The Depths Of Brand Character Development

Jerome ConlonApril 28, 20162 min

The thoughtful, quirky and uplifting character of New Belgium Brewing is an excellent example of Soulful Branding in practice. This video provides a fascinating glimpse into founder and CEO Kim Jordan’s values that are the source of New Belgium’s soulful brand character.  

The depth of a brands character can be compared to an iceberg. You only can see the tip of a brands character, but when character traits are truly admirable that glimpse is enough. Kim Jordan provides a glimpse into how New Belgium’s magnetically attractive brand character has been formed.

What fermentation is to beer, character is to brands.

Brand character development is overlooked by many companies. Business schools don’t provide training in it, its not a skill set…it’s about who we are as people, what we value, how we express ourselves, how we regard others and how we understand the larger context of how our products really fit into the way people live life more fully.

In my book Soulful Branding – How to Unlock the Hidden Energy in Your Company and Brand, a brand research tool is introduced called Ethography. “Ethography is the study of a brand’s ethos, its underlying character and influence. Ethography is the intimate study of a brands values, beliefs and character. These things reveal a company’s internal culture and they spring from leadership vision and values. They set the tone for how key relationships are nourished.

Ethnography is a branch of anthropology that studies human culture. Design ethnography has developed into a brilliant tool for navigating the space of human need finding, while its complement brand ethography (without the “n”) enables us to navigate meaning and character generated at the brand level. Whereas product ethnography deals with understanding product identities, brand ethography is concerned with brand persona and character that emerges from brand research and how to take imaginative leaps to shape a brand’s character in new ways.
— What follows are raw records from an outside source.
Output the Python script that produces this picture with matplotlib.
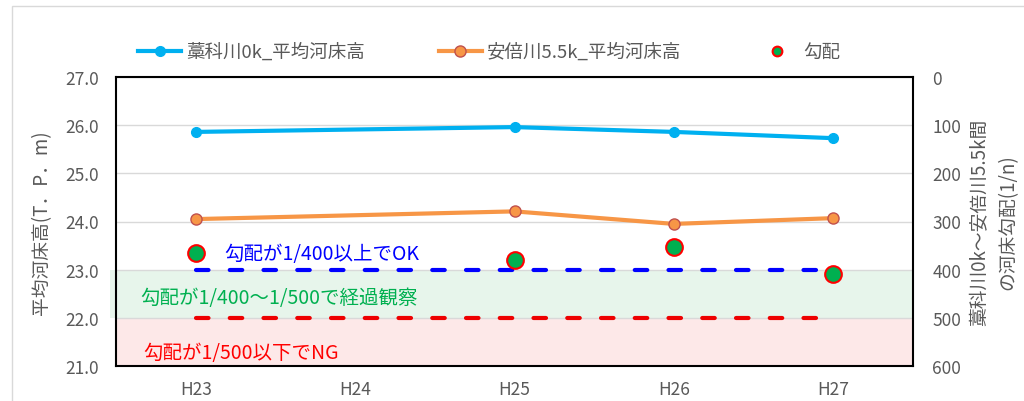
import numpy as np
import matplotlib.pyplot as plt
from matplotlib.patches import Rectangle

plt.rcParams['font.family'] = ['Noto Sans CJK JP', 'DejaVu Sans']

years = ['H23', 'H24', 'H25', 'H26', 'H27']
# H24 has no survey, so it is left out of the series
warashina = [25.86, np.nan, 25.96, 25.86, 25.73]
abe = [24.05, np.nan, 24.21, 23.95, 24.07]
slope = [366, np.nan, 380, 352, 408]
ok_limit = 400
ng_limit = 500

x = np.arange(len(years))
wa = np.array(warashina)
ab = np.array(abe)
sl = np.array(slope)

fig = plt.figure(figsize=(10.24, 4.02), dpi=100)
fig.patches.append(Rectangle((12 / 1024, -0.1), 1.2, 395 / 402 + 0.1,
                             transform=fig.transFigure, fill=False,
                             edgecolor='#d9d9d9', linewidth=1))
ax = fig.add_axes([116 / 1024, 35 / 402, 797 / 1024, 289 / 402])
ax2 = ax.twinx()

grey = '#595959'

# left axis: mean bed height
ax.set_xlim(-0.5, len(years) - 0.5)
ax.set_ylim(21, 27)
ax.set_yticks(np.arange(21, 27.1, 1))
ax.set_yticklabels([f'{v:.1f}' for v in np.arange(21, 27.1, 1)])
ax.set_xticks(x)
ax.set_xticklabels(years)
ax.tick_params(length=0, colors=grey, labelsize=12.5, pad=12)
ax.tick_params(axis='x', pad=10)
for s in ax.spines.values():
    s.set_color('black')
    s.set_linewidth(1.5)
ax.set_ylabel('平均河床高(T．P．m)', color=grey, fontsize=13.5, labelpad=10)

# right axis: slope 1/n, inverted
ax2.set_ylim(600, 0)
ax2.set_yticks(np.arange(0, 601, 100))
ax2.grid(axis='y', color='#d9d9d9', linewidth=1, zorder=0)
ax2.tick_params(length=0, colors=grey, labelsize=12.5, pad=14)
ax2.set_ylabel('藁科川0k～安倍川5.5k間\nの河床勾配(1/n)', color=grey, fontsize=13.5,
               rotation=90, labelpad=6, linespacing=1.4)
for s in ax2.spines.values():
    s.set_visible(False)

# judgement bands
ax2.add_patch(Rectangle((-0.008, ok_limit), 1.008, ng_limit - ok_limit,
                        transform=ax2.get_yaxis_transform(), facecolor='#e7f5eb',
                        edgecolor='none', clip_on=False, zorder=0.5))
ax2.add_patch(Rectangle((0, ng_limit), 1, 600 - ng_limit,
                        transform=ax2.get_yaxis_transform(), facecolor='#fde8e8',
                        edgecolor='none', zorder=0.5))

ax2.plot([x[0], x[-1]], [ok_limit, ok_limit], color='#0000ff', lw=3,
         dashes=(3.0, 5.1), dash_capstyle='round', zorder=2)
ax2.plot([x[0], x[-1]], [ng_limit, ng_limit], color='#ee0000', lw=3,
         dashes=(3.0, 5.1), dash_capstyle='round', zorder=2)

ax2.text(0.178, 367, '勾配が1/400以上でOK', color='#0000ff', fontsize=14,
         va='center', ha='left')
ax2.text(-0.349, 457, '勾配が1/400～1/500で経過観察', color='#00b050', fontsize=14,
         va='center', ha='left')
ax2.text(-0.33, 571, '勾配が1/500以下でNG', color='#ff0000', fontsize=14,
         va='center', ha='left')

m = ~np.isnan(wa)
l1, = ax.plot(x[m], wa[m], color='#00b0f0', lw=3, marker='o', ms=7,
              mfc='#00b0f0', mec='#00b0f0', zorder=3,
              label='藁科川0k_平均河床高')
m = ~np.isnan(ab)
l2, = ax.plot(x[m], ab[m], color='#f79646', lw=3, marker='o', ms=8,
              mfc='#f79646', mec='#c0504d', mew=1, zorder=3,
              label='安倍川5.5k_平均河床高')
m = ~np.isnan(sl)
l3, = ax2.plot(x[m], sl[m], ls='none', marker='o', ms=12, mfc='#00b050',
               mec='#ff0000', mew=1.5, zorder=4, label='勾配')

ax.set_zorder(ax2.get_zorder() + 1)
ax.patch.set_visible(False)

leg = fig.legend(handles=[l1, l2, l3], loc='center', ncol=3,
                 bbox_to_anchor=(0.478, 0.868), frameon=False, fontsize=13.3,
                 columnspacing=4.0, handlelength=2.3, handletextpad=0.3,
                 labelcolor=grey)
leg.legend_handles[2].set_markersize(7)

fig.savefig('out.png', dpi=100)
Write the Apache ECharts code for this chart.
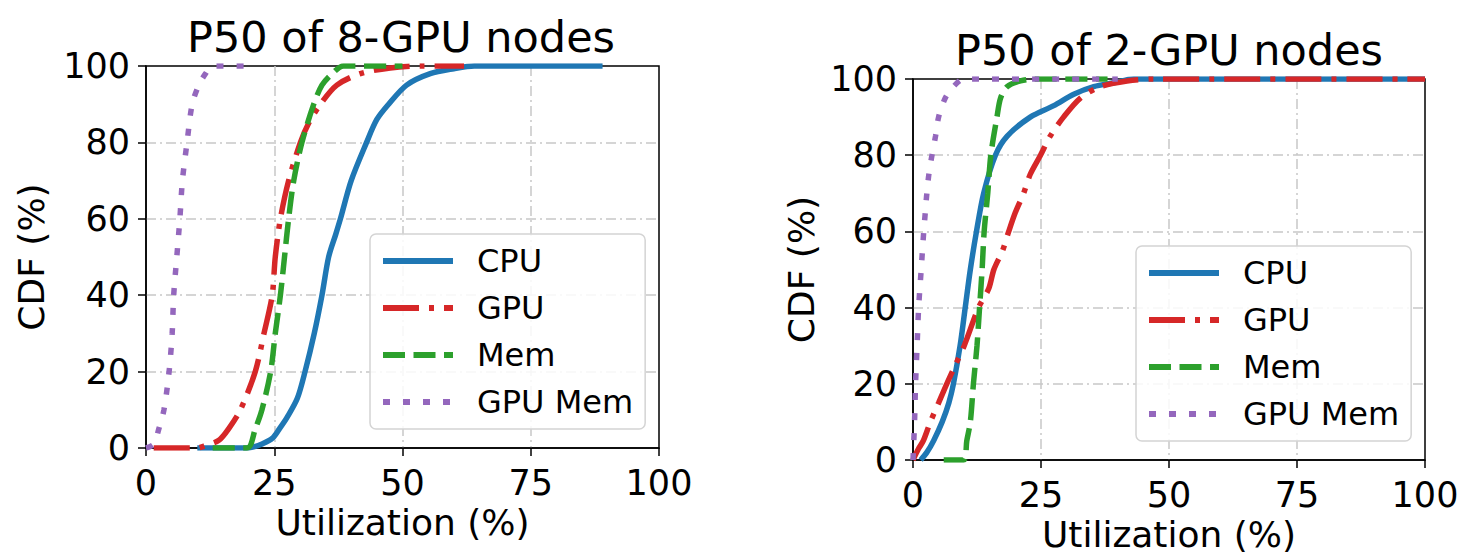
<!DOCTYPE html>
<html><head><meta charset="utf-8">
<script src="https://cdn.jsdelivr.net/npm/echarts@6/dist/echarts.min.js"></script>
<style>html,body{margin:0;padding:0;background:#fff}#c{width:1464px;height:560px}</style>
</head><body><div id="c"></div>
<script>
// ---- data ----
const seriesNames = ['CPU', 'GPU', 'Mem', 'GPU Mem'];
const titles = ['P50 of 8-GPU nodes', 'P50 of 2-GPU nodes'];
const xTickLabels = ['0', '25', '50', '75', '100'];
const yTickLabels = ['0', '20', '40', '60', '80', '100'];

// 8-GPU nodes
const cpu8X = [10, 19.5, 21, 22.5, 24.6, 26, 27.5, 29.5, 31, 32.8, 34.3, 35.6, 37, 37.9, 40, 43, 45, 47.3, 50.8, 55.4, 60, 64, 75, 89];
const cpu8Y = [0, 0, 0.3, 1, 2.5, 5, 8, 13, 20, 30, 40, 50, 56, 60, 70, 80, 86, 90, 95, 98, 99.3, 100, 100, 100];
const gpu8X = [1.5, 10, 11.3, 14.2, 16.1, 18.4, 21.3, 23, 24.6, 25.2, 26.2, 27.8, 30.1, 31.7, 34, 37.2, 41.8, 47.6, 54, 62];
const gpu8Y = [0, 0, 0.5, 2, 5, 10, 20, 30, 40, 50, 60, 70, 80, 85, 90, 95, 98, 99.5, 100, 100];
const mem8X = [13, 19.7, 21.3, 22.6, 24.3, 25.2, 26.2, 27, 27.8, 28.8, 30.4, 32.7, 34.3, 36.3, 38.5, 50];
const mem8Y = [0, 0, 5, 10, 20, 30, 40, 50, 60, 70, 80, 90, 95, 98, 100, 100];
const gmem8X = [0, 1.5, 2.5, 3.5, 4.5, 5.1, 5.4, 6, 6.6, 7.1, 8, 9, 10.3, 11.6, 12.9, 20];
const gmem8Y = [0, 1, 5, 10, 20, 30, 40, 50, 60, 70, 80, 90, 95, 98, 100, 100];

// 2-GPU nodes
const cpu2X = [1.5, 2.7, 4, 5.7, 7, 7.9, 9.2, 10.2, 11.2, 12.4, 13.8, 16.1, 18.4, 22.9, 27.5, 31.4, 35.3, 39.2, 43.1, 100];
const cpu2Y = [0, 2, 5, 10, 15, 20, 30, 40, 50, 60, 70, 80, 85, 90, 93, 96, 98, 99, 100, 100];
const gpu2X = [0, 1.1, 2, 3.4, 5, 6.6, 8.3, 10, 12.8, 14.8, 15.8, 17.5, 18.7, 20, 21.6, 22.9, 24.9, 26.8, 29.4, 32.7, 36.6, 41.8, 47, 100];
const gpu2Y = [0, 3, 5, 10, 15, 20, 25, 30, 40, 45, 50, 55, 60, 65, 70, 75, 80, 85, 90, 95, 98, 99.5, 100, 100];
const mem2X = [6, 9.9, 10.5, 11.2, 11.8, 12.5, 13, 13.5, 13.9, 14.6, 15.2, 16.4, 17.1, 18.4, 21, 23.6, 38];
const mem2Y = [0, 0, 5, 10, 20, 30, 40, 50, 60, 70, 80, 90, 95, 98, 99.5, 100, 100];
const gmem2X = [0, 0.3, 0.5, 0.8, 1.1, 1.6, 2.1, 2.4, 2.7, 3.1, 3.7, 4.4, 5, 6.3, 7.9, 9.9, 40];
const gmem2Y = [0, 10, 20, 30, 40, 50, 60, 65, 70, 75, 80, 85, 90, 95, 98, 100, 100];

// ---- build ----
const F = 'DejaVu Sans';
const zip = (xs, ys) => xs.map((x, i) => [x, ys[i]]);
const styles = [
  { color: '#1f77b4', type: 'solid' },
  { color: '#d62728', type: [36, 10, 5, 10] },
  { color: '#2ca02c', type: [22, 8.5] },
  { color: '#9467bd', type: [7, 13] }
];
const panels = [
  [zip(cpu8X, cpu8Y), zip(gpu8X, gpu8Y), zip(mem8X, mem8Y), zip(gmem8X, gmem8Y)],
  [zip(cpu2X, cpu2Y), zip(gpu2X, gpu2Y), zip(mem2X, mem2Y), zip(gmem2X, gmem2Y)]
];

function makeX(g) {
  return {
    type: 'value', gridIndex: g, min: 0, max: 100, interval: 25,
    name: 'Utilization (%)', nameLocation: 'middle', nameGap: 56,
    nameTextStyle: { fontSize: 36, color: '#000', fontFamily: F },
    axisLine: { show: true, onZero: false, lineStyle: { color: '#000', width: 1.5 } },
    axisTick: { show: true, length: 8, lineStyle: { color: '#000', width: 1.5 } },
    axisLabel: { fontSize: 35, color: '#000', margin: 17, fontFamily: F,
      formatter: v => xTickLabels[Math.round(v / 25)] },
    splitLine: { show: true, showMinLine: false, showMaxLine: false,
      lineStyle: { color: '#c8c8c8', width: 1.5, type: [10, 4, 2, 4] } }
  };
}
function makeY(g, gap) {
  return {
    type: 'value', gridIndex: g, min: 0, max: 100, interval: 20,
    name: 'CDF (%)', nameLocation: 'middle', nameGap: gap,
    nameTextStyle: { fontSize: 36, color: '#000', fontFamily: F },
    axisLine: { show: true, onZero: false, lineStyle: { color: '#000', width: 1.5 } },
    axisTick: { show: true, length: 8, lineStyle: { color: '#000', width: 1.5 } },
    axisLabel: { fontSize: 35, color: '#000', margin: 16, fontFamily: F,
      formatter: v => yTickLabels[Math.round(v / 20)] },
    splitLine: { show: true, showMinLine: false, showMaxLine: false,
      lineStyle: { color: '#c8c8c8', width: 1.5, type: [10, 4, 2, 4] } }
  };
}
function makeLegend(left, top) {
  return {
    orient: 'vertical', left: left, top: top, data: seriesNames,
    padding: [9, 12, 9, 10], itemGap: 11, itemWidth: 70, itemHeight: 20,
    lineStyle: { width: 6 },
    itemStyle: { opacity: 0 },
    textStyle: { fontSize: 32, lineHeight: 36, color: '#000', fontFamily: F, padding: [0, 0, 0, 19] },
    borderColor: '#d4d4d4', borderWidth: 1.5, borderRadius: 6,
    backgroundColor: 'rgba(255,255,255,0.85)'
  };
}

const series = [];
panels.forEach((p, g) => {
  p.forEach((d, i) => {
    series.push({
      type: 'line', name: seriesNames[i], xAxisIndex: g, yAxisIndex: g,
      data: d, symbol: 'none', smooth: 0.3, animation: false,
      lineStyle: { color: styles[i].color, width: 5.5, type: styles[i].type, cap: 'butt' },
      itemStyle: { color: styles[i].color }
    });
  });
});

const chart = echarts.init(document.getElementById('c'), null, { renderer: 'svg' });
chart.setOption({
  animation: false,
  backgroundColor: '#fff',
  title: [
    { text: titles[0], left: 401, top: 15, textAlign: 'center', padding: 0,
      textStyle: { fontSize: 43, fontWeight: 'normal', color: '#000', fontFamily: F } },
    { text: titles[1], left: 1169, top: 28, textAlign: 'center', padding: 0,
      textStyle: { fontSize: 43, fontWeight: 'normal', color: '#000', fontFamily: F } }
  ],
  grid: [
    { left: 146, top: 66, width: 513, height: 382, show: true, borderColor: '#000', borderWidth: 1.5, backgroundColor: 'transparent' },
    { left: 913, top: 79, width: 512, height: 381, show: true, borderColor: '#000', borderWidth: 1.5, backgroundColor: 'transparent' }
  ],
  xAxis: [makeX(0), makeX(1)],
  yAxis: [makeY(0, 97), makeY(1, 94)],
  legend: [makeLegend(370, 234), makeLegend(1136, 246)],
  series: series
});
</script></body></html>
Knowing that all markets evolve, that consumer tastes evolve, and that important values and meanings in society also evolve, tells us that successful brands must evolve as well. It’s simply not reasonable to expect that a brand field defined twenty, ten, or even three years ago will resonate as strongly with the customers of today. Hence, a formal study of brand meaning is essential, and brand ethography is an important tool for doing this work.